When she saw him thus seeking the acquaintance and courting the good opinion of people with whom any INTERCOURSE a few months ago would have been a DISGRACE—when she saw him thus civil, not only to herself, but to the very relations whom he had openly disdained, and recollected their last lively scene in Hunsford Parsonage—the difference, the change was so great, and struck so forcibly on her mind, that she could hardly restrain her astonishment from being visible.

“…As a child I was taught what was right, but I was not taught to correct my temper. I was given good principles, but left to follow them in pride and conceit. Unfortunately an only son (for many years an only child), I was SPOILT by my parents, who, though good themselves (my father, particularly, all that was benevolent and amiable), allowed, encouraged, almost taught me to be selfish and overbearing…”

Had you not been really amiable, you would have HATED me for it; but in spite of the pains you took to disguise yourself, your feelings were ALWAYS NOBLE and just; and in your heart, you thoroughly despised the persons who so assiduously courted you.

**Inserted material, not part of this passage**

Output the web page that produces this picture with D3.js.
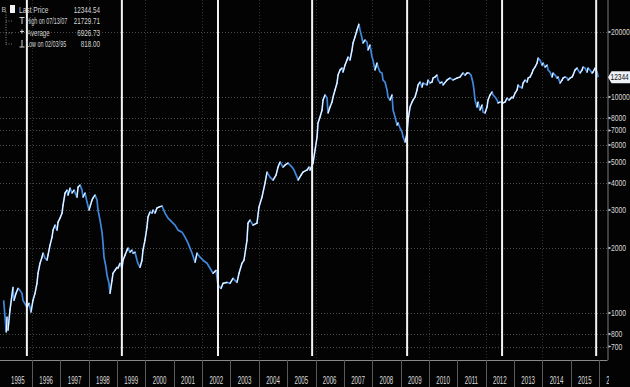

 Now……the big question that surely has occurred to many of  you by now is, “Why, oh why, would Jane Austen consciously allude to the incest theme of Tis Pity in such a complex fashion in P&P, and in particular why would she repeatedly and very specifically depict Darcy as an echo of Giovanni?


My very short answer is --- because Austen intended thereby to add to her portrait of Darcy as having incestuous inclinations! That’s a suggestion I’ve previously made a few times, in calling Darcy “Jane Austen’s Byronic hero/villain”. Beyond that tempting hint, I’ll leave a full explanation for a future time.